Program 10

Author

Manoj

Program

  1. Develop an R function to draw a density curve representing the probability density function of a continuous variable, with separate curves for each group, using ggplot2.

Step 1: Load Required Library

We need the ggplot2 package to create density plots.

# Load ggplot2 for plotting
library(ggplot2)
Warning: package 'ggplot2' was built under R version 4.1.3

Step 2: Define the Function

We will create a function called plot_density_by_group() which: - Accepts a data frame, the name of a continuous variable, and a grouping variable - Draws density curves by group - Allows optional custom color schemes

plot_density_by_group <- function(data, continuous_var, group_var, fill_colors = NULL) {
  # Check if the specified columns exist
  if (!(continuous_var %in% names(data)) || !(group_var %in% names(data))) {
    stop("Invalid column names.
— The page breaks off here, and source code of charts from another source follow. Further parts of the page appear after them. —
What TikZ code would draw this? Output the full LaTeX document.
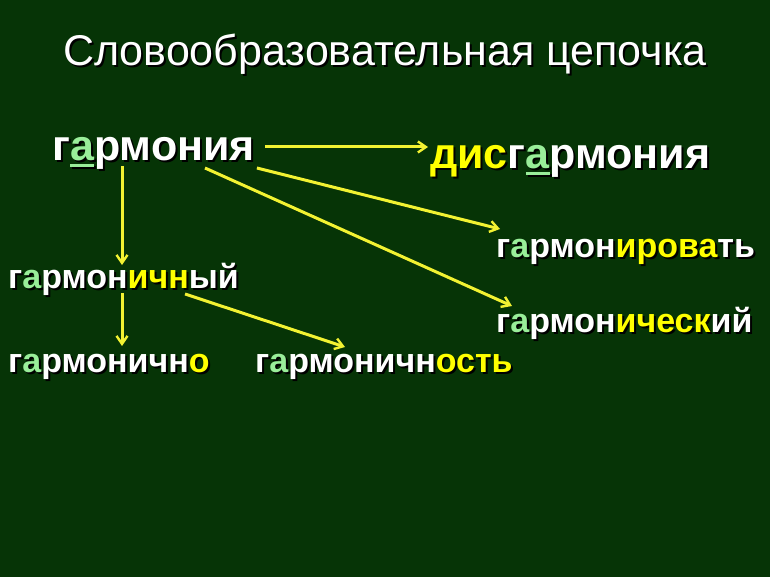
\documentclass[tikz,border=0pt]{standalone}
\usepackage{fontspec}
\setmainfont{Liberation Sans}
\usetikzlibrary{arrows.meta}
\definecolor{board}{HTML}{063406}
\definecolor{rootgreen}{HTML}{99EE99}
\definecolor{affyellow}{HTML}{FFFF00}
\definecolor{arryellow}{HTML}{F2F232}
\newcommand{\gr}[1]{\textcolor{rootgreen}{#1}}
\newcommand{\yl}[1]{\textcolor{affyellow}{#1}}
\newcommand{\udl}[1]{\sbox0{#1}\rlap{\rule[-6pt]{\wd0}{2.5pt}}\usebox0}
\newcommand{\shadowed}[1]{\makebox[0pt][l]{\hspace{2pt}\raisebox{-2pt}{\def\gr##1{##1}\def\yl##1{##1}\color{black}#1}}#1}
\tikzset{
  word/.style={inner sep=0pt, anchor=base west, text=white,
    font=\bfseries\fontsize{34}{38}\selectfont},
  bigword/.style={word, font=\bfseries\fontsize{43}{46}\selectfont},
  heading/.style={inner sep=0pt, anchor=base, text=white,
    font=\fontsize{43}{46}\selectfont},
  arr/.style={draw=arryellow, line width=3pt,
    -{Straight Barb[length=8pt,width=11pt,line width=2.4pt]}}
}

\begin{document}
\begin{tikzpicture}[x=1pt,y=-1pt]

\fill[board] (0,0) rectangle (770,577);
\useasboundingbox (0,0) rectangle (770,577);

\node[heading] (title) at (385,66) {\shadowed{Словообразовательная цепочка}};

\node[bigword] (gar) at (52,161) {\shadowed{г\gr{\udl{а}}рмония}};
\node[bigword] (dis) at (430,169) {\shadowed{\yl{дис}г\gr{\udl{а}}рмония}};
\node[word] (girov) at (496,257) {\shadowed{г\gr{а}рмон\yl{ирова}ть}};
\node[word] (gny) at (8,288) {\shadowed{г\gr{а}рмон\yl{ичн}ый}};
\node[word] (gich) at (496,332) {\shadowed{г\gr{а}рмон\yl{ическ}ий}};
\node[word] (gno) at (8,372) {\shadowed{г\gr{а}рмоничн\yl{о}}};
\node[word] (gnost) at (255,372) {\shadowed{г\gr{а}рмоничн\yl{ость}}};

% arrows
\draw[arr] ([xshift=10pt,yshift=14pt]gar.base east) -- ([xshift=-2pt,yshift=22pt]dis.base west);
\draw[arr] ([xshift=2pt,yshift=-7pt]gar.base east) -- ([xshift=4pt,yshift=28pt]girov.base west);
\draw[arr] ([xshift=153pt,yshift=-7pt]gar.base west) -- ([xshift=16pt,yshift=26pt]gich.base west);
\draw[arr] ([xshift=70pt,yshift=-5pt]gar.base west) -- ([xshift=114pt,yshift=23pt]gny.base west);
\draw[arr] ([xshift=114pt,yshift=-5pt]gny.base west) -- ([xshift=114pt,yshift=26pt]gno.base west);
\draw[arr] ([xshift=177pt,yshift=-6pt]gny.base west) -- ([xshift=90pt,yshift=25pt]gnost.base west);

\end{tikzpicture}
\end{document}
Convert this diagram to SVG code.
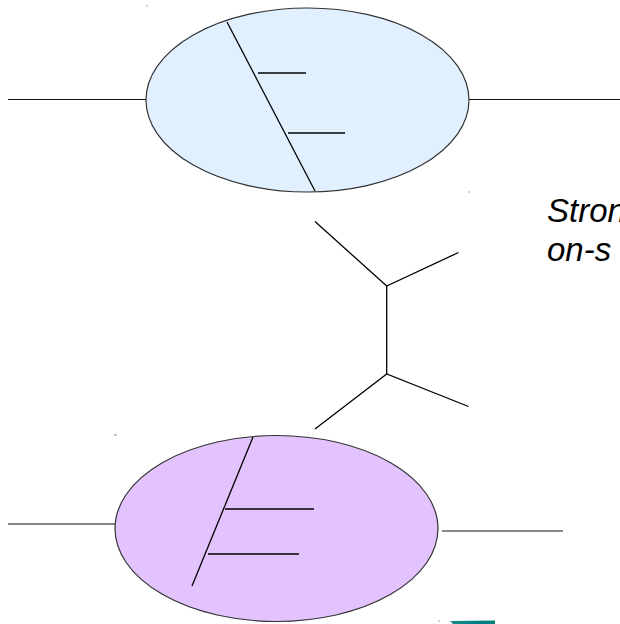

Make sure both variables exist in the dataset.")
  }

  # Create the ggplot object
  p <- ggplot(data, aes_string(x = continuous_var, color = group_var, fill = group_var)) +
    geom_density(alpha = 0.4) +
    labs(title = paste("Density Plot of", continuous_var, "by", group_var),
         x = continuous_var,
         y = "Density") +
    theme_minimal()

  # Apply custom fill colors if provided
  if (!is.null(fill_colors)) {
    p <- p + scale_fill_manual(values = fill_colors) +
             scale_color_manual(values = fill_colors)
  }

  # Return the plot
  return(p)
}

Step 3: Explanation of Function Components

Code Description
data The dataset (e.g., iris)
continuous_var Name of the continuous variable (e.g., "Sepal.Length")
group_var Grouping variable (e.g., "Species")
aes_string() Maps the variables using string names (for flexibility)
geom_density(alpha = 0.4) Draws smoothed density curves with transparency
facet_wrap(~ group_var) Not used here; instead we overlay curves in one plot
theme_minimal() Clean layout with minimal gridlines
scale_fill_manual() Applies custom fill colors if provided

Step 4: Example with Built-in iris Dataset

Let’s draw density plots for Sepal.Length across different Species in the iris dataset.

# Basic usage
plot_density_by_group(iris, "Sepal.Length", "Species")
Warning: `aes_string()` was deprecated in ggplot2 3.0.0.
i Please use tidy evaluation ideoms with `aes()`


Step 5: Example with Custom Colors

You can customize colors to improve visual appeal or match your theme.

# Define custom colors
custom_colors <- c("setosa" = "steelblue",
                   "versicolor" = "forestgreen",
                   "virginica" = "darkorange")

# Plot with custom colors
plot_density_by_group(iris, "Petal.Length", "Species", fill_colors = custom_colors)


📈 Step 6: Output Description

  • The X-axis shows the continuous variable (e.g., Sepal.Length)
  • The Y-axis shows the probability density
  • Each group (e.g., Species) is represented by a separate curve
  • The alpha = 0.4 setting allows curves to overlap transparently

Summary

This function is: - Reusable: Works for any dataset with a numeric and a categorical variable - Customizable: Supports color schemes - Effective: Helps visualize distribution patterns across groups

Use it for exploratory data analysis to compare how different categories behave in terms of continuous measurements.